A young, middle-class woman, a married Christian of average intelligence and upbringing. She works as a nurse, or nanny, or Sunday School teacher — anything that involves being around people more helpless than herself.
This could describe any number of women in the United States. But, according to a recent study from Penn State, it’s also the profile of the average American female serial killer.
“It is shocking,” said Penn State psychology professor Marissa Harrison, the lead author on the study, in a telephone interview with The Washington Post. “The profile we put together sounds just like your average person. … There is no way to tell.”
Harrison and her colleagues spent months combing newspaper reports dating back to the Revolutionary War to find every recorded instance of a female serial killer. (Though definitions vary, Harrison considers a “serial killer” anyone who kills three or more people with a “cooling-off period” of a week or more between each murder.)
Beginning in 1821 with Martha “Patty” Cannon – the “she-demon” leader of a gang, according to contemporary newspaper reports, who committed at least four murders in the course of her usual business of kidnapping people and selling them into slavery – the study examines the backgrounds, motives, methods and mentality of 64 women serial killers in American history.
Although female serial killers, like unhappy families, are each horrifying in their own way, Harrison found some striking similarities among her subjects. Most of them came from fairly mundane backgrounds, their primary weapon was poison, and nearly all of them killed people they knew, often their own family members. By comparison, most victims of male serial killers are unknown to their murderer.
“Female serial killers gather and male serial killers hunt,” Harrison said. “That was very interesting to me, as an evolutionary psychologist, that it reflects kind of ancestral tendencies.”
Harrison also saw evidence of evolutionary influences in what drove women to kill. While most murders by male serial killers tend to involve sex in some way — a 1995 study found that male serial killings are characterized by a desire for domination, control, humiliation and sadistic sexual violence — women are more likely to kill for money or power.
“It struck me that women would kill for resources, which was their primary drive in the ancestral environment, and men kill for sex,” she said.
Most of the serial killers played up gender roles to their advantage. About two-thirds of them for whom data was available were described as having average or above average attractiveness, which the study says they exploited to elude suspicion. They also took on jobs in stereotypical feminine professions — nursing, care giving, teaching — that gave them access to vulnerable victims. And they were often given dainty or girlish nicknames that are jarringly dissonant with the horror of their crimes.
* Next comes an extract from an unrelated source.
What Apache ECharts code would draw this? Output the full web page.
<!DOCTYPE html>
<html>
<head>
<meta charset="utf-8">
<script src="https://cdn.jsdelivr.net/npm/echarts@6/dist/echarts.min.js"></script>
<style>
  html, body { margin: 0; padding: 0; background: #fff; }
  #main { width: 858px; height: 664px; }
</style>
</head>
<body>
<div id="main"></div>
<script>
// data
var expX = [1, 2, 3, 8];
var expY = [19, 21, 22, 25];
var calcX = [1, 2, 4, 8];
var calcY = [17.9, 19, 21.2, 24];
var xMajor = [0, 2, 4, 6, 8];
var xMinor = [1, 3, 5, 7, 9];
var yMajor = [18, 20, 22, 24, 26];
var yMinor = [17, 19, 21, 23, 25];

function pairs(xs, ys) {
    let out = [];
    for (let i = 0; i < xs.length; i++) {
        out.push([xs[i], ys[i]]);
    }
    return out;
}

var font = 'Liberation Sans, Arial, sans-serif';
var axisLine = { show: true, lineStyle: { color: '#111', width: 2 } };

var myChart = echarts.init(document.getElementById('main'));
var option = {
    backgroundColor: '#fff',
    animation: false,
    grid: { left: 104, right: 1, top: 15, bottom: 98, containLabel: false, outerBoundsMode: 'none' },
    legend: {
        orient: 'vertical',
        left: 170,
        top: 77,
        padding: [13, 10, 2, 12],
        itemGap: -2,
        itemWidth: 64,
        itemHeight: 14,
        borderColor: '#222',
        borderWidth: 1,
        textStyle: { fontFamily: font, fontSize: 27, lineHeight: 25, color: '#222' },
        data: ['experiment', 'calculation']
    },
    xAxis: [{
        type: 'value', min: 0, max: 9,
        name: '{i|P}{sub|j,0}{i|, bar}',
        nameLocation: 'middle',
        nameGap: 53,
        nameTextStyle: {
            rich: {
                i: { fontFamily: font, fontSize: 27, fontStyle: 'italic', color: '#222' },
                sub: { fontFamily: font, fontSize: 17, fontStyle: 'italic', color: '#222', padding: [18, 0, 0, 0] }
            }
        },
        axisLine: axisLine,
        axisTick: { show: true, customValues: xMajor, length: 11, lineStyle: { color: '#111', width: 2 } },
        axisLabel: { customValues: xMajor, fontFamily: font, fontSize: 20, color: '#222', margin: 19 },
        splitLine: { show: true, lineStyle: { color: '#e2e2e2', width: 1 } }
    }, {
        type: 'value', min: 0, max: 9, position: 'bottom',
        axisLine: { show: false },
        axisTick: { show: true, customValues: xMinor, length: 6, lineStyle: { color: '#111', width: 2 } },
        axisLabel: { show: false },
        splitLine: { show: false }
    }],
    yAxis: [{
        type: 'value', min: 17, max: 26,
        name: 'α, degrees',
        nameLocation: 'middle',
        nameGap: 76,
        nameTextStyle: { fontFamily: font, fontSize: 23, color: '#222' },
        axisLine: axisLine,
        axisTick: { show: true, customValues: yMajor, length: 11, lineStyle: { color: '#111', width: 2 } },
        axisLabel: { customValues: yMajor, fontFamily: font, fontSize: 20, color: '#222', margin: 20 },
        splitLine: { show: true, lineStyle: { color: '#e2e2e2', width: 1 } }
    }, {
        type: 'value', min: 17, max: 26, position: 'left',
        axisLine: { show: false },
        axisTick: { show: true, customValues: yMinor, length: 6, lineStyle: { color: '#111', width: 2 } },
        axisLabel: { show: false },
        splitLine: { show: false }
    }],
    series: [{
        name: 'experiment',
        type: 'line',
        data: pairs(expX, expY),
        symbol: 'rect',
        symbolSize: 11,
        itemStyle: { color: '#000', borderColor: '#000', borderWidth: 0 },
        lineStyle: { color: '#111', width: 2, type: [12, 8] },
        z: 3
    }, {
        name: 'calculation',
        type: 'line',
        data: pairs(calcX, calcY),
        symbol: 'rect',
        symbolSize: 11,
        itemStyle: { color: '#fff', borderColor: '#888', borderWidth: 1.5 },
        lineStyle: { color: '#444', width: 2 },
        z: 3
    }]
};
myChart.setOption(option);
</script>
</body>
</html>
Take, for example, “Jolly Jane” Toppan, a nurse at Cambridge Hospital in Massachusetts. In 1901, she confessed to having poisoned dozens of victims — among them at least 12 patients, her landlords, her foster sister and her childhood friend. She is said to have later told police: “That is my ambition, to have killed more people — more helpless people — than any man or woman who has ever lived.”
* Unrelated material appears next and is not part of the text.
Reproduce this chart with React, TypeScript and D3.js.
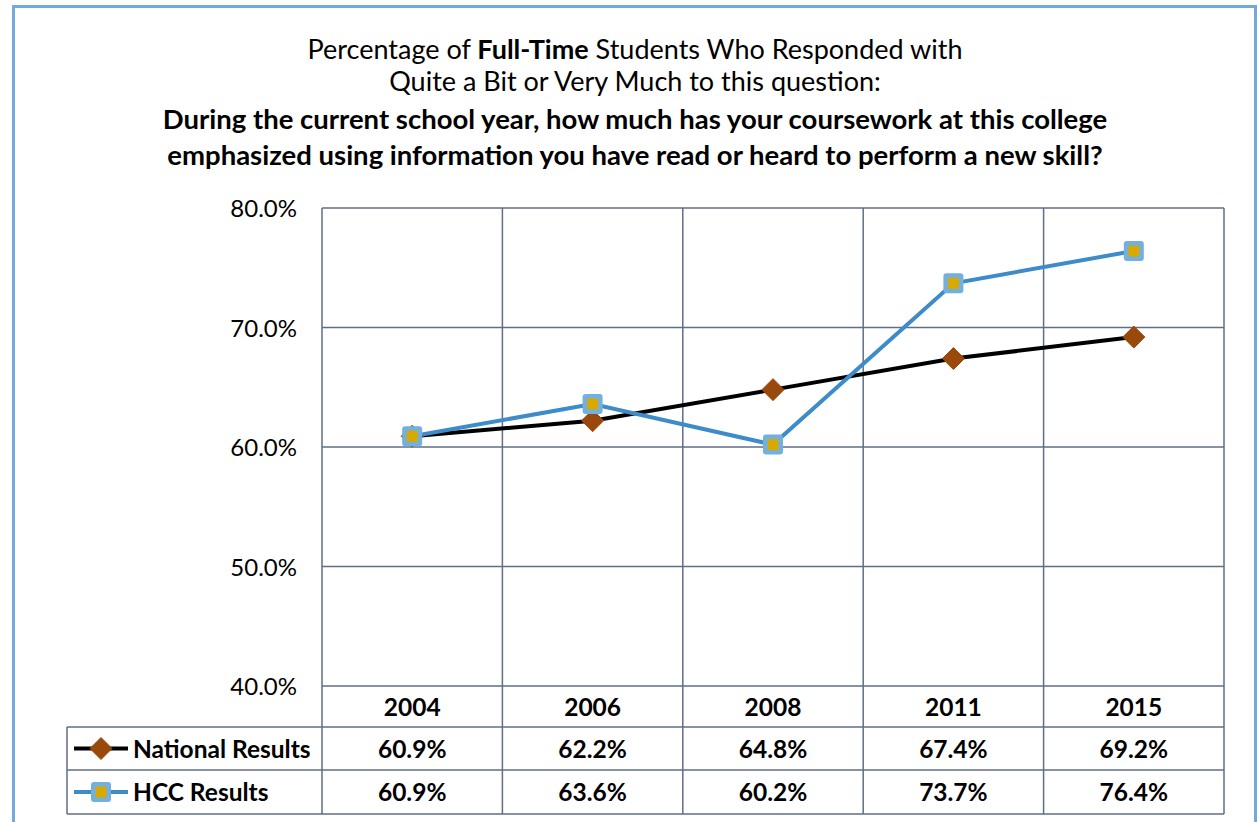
import * as d3 from "d3";

const years = ["2004", "2006", "2008", "2011", "2015"];
const nationalValues = [60.9, 62.2, 64.8, 67.4, 69.2];
const hccValues = [60.9, 63.6, 60.2, 73.7, 76.4];
const yTicks = [40, 50, 60, 70, 80];

const W = 1259;
const H = 822;
const plot = { left: 322, right: 1224, top: 208, bottom: 686 };
const rowLines = [686, 727, 770, 814];
const tableLeft = 67;
const font = "Lato, 'Open Sans', sans-serif";

const gridColor = "#5f6f86";
const hccLine = "#3d8cc9";
const hccFill = "#72b0e0";
const hccInner = "#d9a900";
const natFill = "#99490b";

function Diamond({ x, y }: { x: number; y: number }) {
  const r = 11;
  return (
    <path
      d={`M${x},${y - r}L${x + r},${y}L${x},${y + r}L${x - r},${y}Z`}
      fill={natFill}
      stroke={natFill}
      strokeWidth={1}
      strokeLinejoin="round"
    />
  );
}

function SquareMark({ x, y }: { x: number; y: number }) {
  return (
    <g>
      <rect x={x - 10} y={y - 10} width={20} height={20} rx={3} fill={hccFill} />
      <rect x={x - 5.5} y={y - 5.5} width={11} height={11} fill={hccInner} />
    </g>
  );
}

export default function App() {
  const x = d3
    .scaleBand<string>()
    .domain(years)
    .range([plot.left, plot.right]);
  const y = d3.scaleLinear().domain([40, 80]).range([plot.bottom, plot.top]);
  const cx = (d: string) => (x(d) ?? 0) + x.bandwidth() / 2;

  const line = d3
    .line<number>()
    .x((_, i) => cx(years[i]))
    .y((v) => y(v));

  const vlines = [...years.map((d) => x(d) ?? 0), plot.right];
  const rows = [
    { label: "National Results", values: nationalValues, kind: "nat" },
    { label: "HCC Results", values: hccValues, kind: "hcc" },
  ];

  return (
    <svg
      width={W}
      height={H}
      style={{ position: "absolute", left: 0, top: 0, background: "#fff" }}
      fontFamily={font}
    >
      {/* outer frame */}
      <rect x={13.5} y={6.5} width={1242} height={830} fill="none" stroke="#72aadc" strokeWidth={3} />

      {/* title */}
      <g textAnchor="middle" fill="#000" fontSize={27}>
        <text x={635} y={59}>
          Percentage of <tspan fontWeight="bold">Full-Time</tspan> Students Who Responded with
        </text>
        <text x={635} y={91}>Quite a Bit or Very Much to this question:</text>
        <text x={635} y={129} fontWeight="bold" fontSize={27.5}>
          During the current school year, how much has your coursework at this college
        </text>
        <text x={635} y={165} fontWeight="bold" fontSize={27.5}>
          emphasized using information you have read or heard to perform a new skill?
        </text>
      </g>

      {/* gridlines */}
      <g stroke={gridColor} strokeWidth={1.5}>
        {yTicks.map((t) => (
          <line key={t} x1={plot.left} x2={plot.right} y1={y(t)} y2={y(t)} />
        ))}
        {vlines.map((v, i) => (
          <line key={i} x1={v} x2={v} y1={plot.top} y2={rowLines[3]} />
        ))}
        {rowLines.slice(1).map((r, i) => (
          <line key={"r" + i} x1={tableLeft} x2={plot.right} y1={r} y2={r} />
        ))}
        <line x1={tableLeft} x2={tableLeft} y1={rowLines[1]} y2={rowLines[3]} />
      </g>

      {/* y tick labels */}
      <g textAnchor="end" fontSize={24} fill="#000">
        {yTicks.map((t) => (
          <text key={t} x={297} y={y(t) + 9}>
            {t.toFixed(1)}%
          </text>
        ))}
      </g>

      {/* lines */}
      <path d={line(nationalValues) ?? ""} fill="none" stroke="#000" strokeWidth={4} />
      <path d={line(hccValues) ?? ""} fill="none" stroke={hccLine} strokeWidth={4} />
      {nationalValues.map((v, i) => (
        <Diamond key={i} x={cx(years[i])} y={y(v)} />
      ))}
      {hccValues.map((v, i) => (
        <SquareMark key={i} x={cx(years[i])} y={y(v)} />
      ))}

      {/* table */}
      <g fontWeight="bold" fontSize={24.5} textAnchor="middle" fill="#000">
        {years.map((d) => (
          <text key={d} x={cx(d)} y={(rowLines[0] + rowLines[1]) / 2 + 9}>
            {d}
          </text>
        ))}
        {rows.map((r, ri) => {
          const yc = (rowLines[ri + 1] + rowLines[ri + 2]) / 2;
          return (
            <g key={r.label}>
              {r.values.map((v, i) => (
                <text key={i} x={cx(years[i])} y={yc + 9}>
                  {v.toFixed(1)}%
                </text>
              ))}
              <line
                x1={74}
                x2={128}
                y1={yc}
                y2={yc}
                stroke={r.kind === "nat" ? "#000" : hccLine}
                strokeWidth={4}
              />
              {r.kind === "nat" ? <Diamond x={101} y={yc} /> : <SquareMark x={101} y={yc} />}
              <text x={133} y={yc + 9} textAnchor="start">
                {r.label}
              </text>
            </g>
          );
        })}
      </g>
    </svg>
  );
}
Or the “Death House Landlady,” Dorothea Montalvo Puente, a grandmotherly looking woman who ran a boarding house for the elderly. Puente would cash their social security checks for her own use, and kill all those who complained. A police investigation unearthed seven bodies buried in her backyard.
Serial killer Aileen Wuornos in 2001. (AP Photo/Peter Cosgrove)
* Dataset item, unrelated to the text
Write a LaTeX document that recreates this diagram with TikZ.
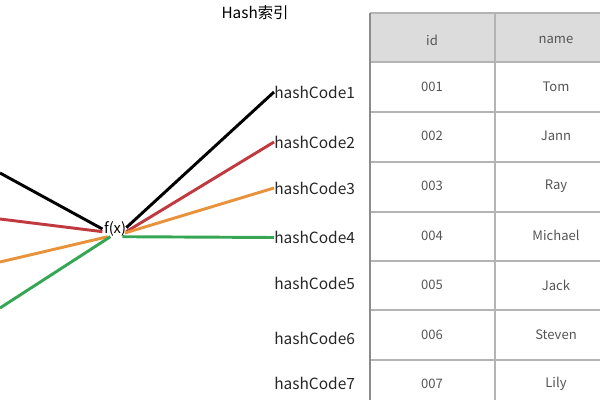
\documentclass[tikz,border=0pt]{standalone}
\usepackage{fontspec}
\setmainfont{Noto Sans CJK SC}
\usepackage{tikz}

\definecolor{hashred}{HTML}{C0393F}
\definecolor{hashorange}{HTML}{E8923C}
\definecolor{hashgreen}{HTML}{35A653}
\definecolor{cellgrey}{HTML}{DCDCDC}
\definecolor{gridgrey}{HTML}{B4B4B4}
\definecolor{celltext}{HTML}{555555}

\tikzset{
    hashline/.style={line width=2.2pt},
    codelabel/.style={anchor=west, inner sep=0pt, font=\fontsize{11.6}{13}\selectfont, text=black!85},
    celllabel/.style={inner sep=0pt, font=\fontsize{9.8}{11}\selectfont, text=celltext}
}

\begin{document}
\begin{tikzpicture}[x=0.75pt, y=-0.75pt]
        \useasboundingbox (0,0) rectangle (600,400);
        \clip (0,0) rectangle (600,400);
        % title and hash function
        \node[inner sep=0pt, font=\fontsize{11.5}{13}\selectfont] (title) at (255,13) {Hash索引};
        \node[inner sep=0pt, font=\fontsize{11}{13}\selectfont] (fx) at (115,229) {f(x)};
        % hash codes
        \node[codelabel] (hc1) at (274,92) {hashCode1};
        \node[codelabel] (hc2) at (274,142) {hashCode2};
        \node[codelabel] (hc3) at (274,188) {hashCode3};
        \node[codelabel] (hc4) at (274,237.5) {hashCode4};
        \node[codelabel] (hc5) at (274,283) {hashCode5};
        \node[codelabel] (hc6) at (274,338) {hashCode6};
        \node[codelabel] (hc7) at (274,383) {hashCode7};
        % keys coming in from the left
        \coordinate (k1) at (0,173);
        \coordinate (k2) at (0,219);
        \coordinate (k3) at (0,262);
        \coordinate (k4) at (0,308);
        \draw [hashline, black] (k1) -- ([xshift=-1pt]fx.west);
        \draw [hashline, hashred] (k2) -- ([xshift=-1pt,yshift=-2pt]fx.west);
        \draw [hashline, hashorange] (k3) -- ([xshift=3pt]fx.south west);
        \draw [hashline, hashgreen] (k4) -- ([xshift=5pt]fx.south west);
        \draw [hashline, black] ([yshift=1pt]fx.east) -- (hc1.west);
        \draw [hashline, hashred] ([yshift=-2pt]fx.east) -- (hc2.west);
        \draw [hashline, hashorange] ([xshift=-1pt,yshift=-3pt]fx.east) -- (hc3.west);
        \draw [hashline, hashgreen] ([xshift=-3pt]fx.south east) -- (hc4.west);
        % table
        \fill [cellgrey] (370,13) rectangle (620,62);
        \foreach \y in {62,112,162,212,261,310,360}
            \draw [gridgrey, line width=0.8pt] (370,\y) -- (620,\y);
        \draw [gridgrey, line width=0.8pt] (370,13) -- (620,13);
        \draw [gridgrey, line width=0.8pt] (495,13) -- (495,400);
        \draw [black!45, line width=1.6pt] (370,13) -- (370,400);
        \node[celllabel] (hid) at (432,40) {id};
        \node[celllabel] (hname) at (556,40) {name};
        \foreach \id/\nm [count=\i] in {001/Tom,002/Jann,003/Ray,004/Michael,005/Jack,006/Steven,007/Lily} {
            \node[celllabel] (id\i) at (432,{37+49.6*\i}) {\id};
            \node[celllabel] (name\i) at (556,{37+49.6*\i}) {\nm};
        }
    \end{tikzpicture}
\end{document}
One outlier was Aileen Wuornos, perhaps America’s most famous female serial killer. Rather than the elderly or ill, Wuornos’s victims were men who she shot and left along the sides of highways. But Wuornos spoke about the killings with the same chilly brutality as Toppan: “I robbed them, and I killed them as cold as ice, and I would do it again, and I know I would kill another person because I’ve hated humans for a long time,” she said.
Female serial killers are a rarely studied phenomenon, according to Harrison, perhaps because of culturally ingrained notions that women would be incapable of such crimes. But this can be a deadly misconception.
In her study, she wrote that unwillingness to believe the idea of a woman serial killer may allow murderers to get away with their crimes — on average, female serial killers are able to evade arrest for twice as long as men are. Their victims pay for that extra time.
“Contrary to preconceived notions about women being incapable of these extremes, the women in our study poisoned, smothered, burned, choked, bludgeoned and shot newborns, children, elderly and ill people as well as healthy adults; most often those who knew and likely trusted them,” the study read.